Question

Two particles of masses $m$ & $M$ are initially at rest at an infinite distance apart. They move towards each other and gain speeds due to gravitational attraction. Find their speeds when separation between the masses becomes equal to $d$.

• A. $\sqrt{\frac{G{m}^2}{d(m+M)}},\sqrt{\frac{G{m}^2}{d(m+M)}}$
• B. $\sqrt{\frac{2G{M}^2}{d(m+M)}},\sqrt{\frac{2G{m}^2}{d(m+M)}}$
• C. $\sqrt{\frac{1}{2}\frac{G{M}^2}{d(m+M)}},\sqrt{\frac{1}{2}\frac{G{m}^2}{d(m+M)}}$
• D. $2\sqrt{\frac{G{M}^2}{d(m+M)}},2\sqrt{\frac{G{m}^2}{d(m+M)}}$
  

Answer 1

The correct option is B $\sqrt{\frac{2G{M}^2}{d(m+M)}},\sqrt{\frac{2G{m}^2}{d(m+M)}}$

Let $v_1$ and $v_2$ are the speeds of two masses $m$ & $M$ respectively when they are at a separation $d$.

As initially the system of masses $m$ & $M$ are at rest & at infinite distance.

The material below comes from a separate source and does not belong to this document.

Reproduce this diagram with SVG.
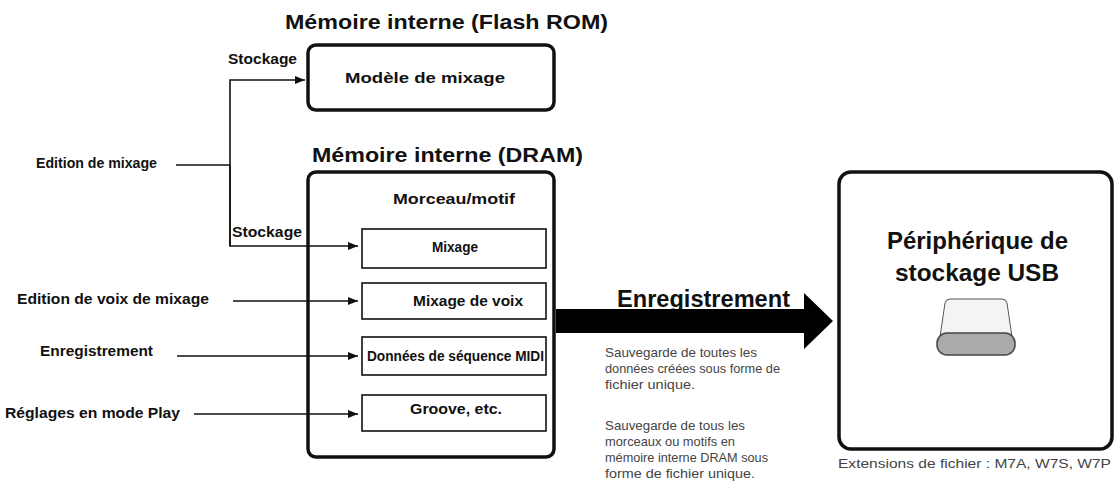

So their kinetic energy & potential energy are $0$.

$\therefore$ Initial energy, $E_i=0$

Final energy of the system will be

$E_f=KE+PE$

$\Rightarrow E_f=(\frac{1}{2}m{v}_1^2+\frac{1}{2}M{v}_2^2)-\frac{GMm}{d}$

Since, there is no external and non-conservative force present. So energy of the system will be conserved.

$E_i=E_f$

$\therefore 0=\frac{1}{2}m{v}_1^2+\frac{1}{2}M{v}_2^2-\frac{GMm}{d}$

$\Rightarrow \frac{GMm}{d}=\frac{1}{2}M{v}_2^2+\frac{1}{2}m{v}_1^2........\left(1\right)$

As there is no external force on this system, its total momentum remains conserved

$\therefore p_i=p_f$

$\Rightarrow 0=m{v}_1-M{v}_2$

$\Rightarrow v_1=\frac{M{v}_2}{m}$

Putting the value of $v_1$ in eq. $\left(1\right)$

$\Rightarrow \frac{GMm}{d}=\frac{1}{2}M{v}_2^2+\frac{1}{2}m{\left(\frac{M{v}_2}{m}\right)}^2$

$\Rightarrow v_2^2(\frac{m+M}{m})=\frac{2Gm}{d}$

$\Rightarrow v_2=\sqrt{\frac{2G{m}^2}{d(m+M)}}$

and

$v_1=\sqrt{\frac{2G{M}^2}{d(m+M)}}$

Hence, option $\left(b\right)$ is correct.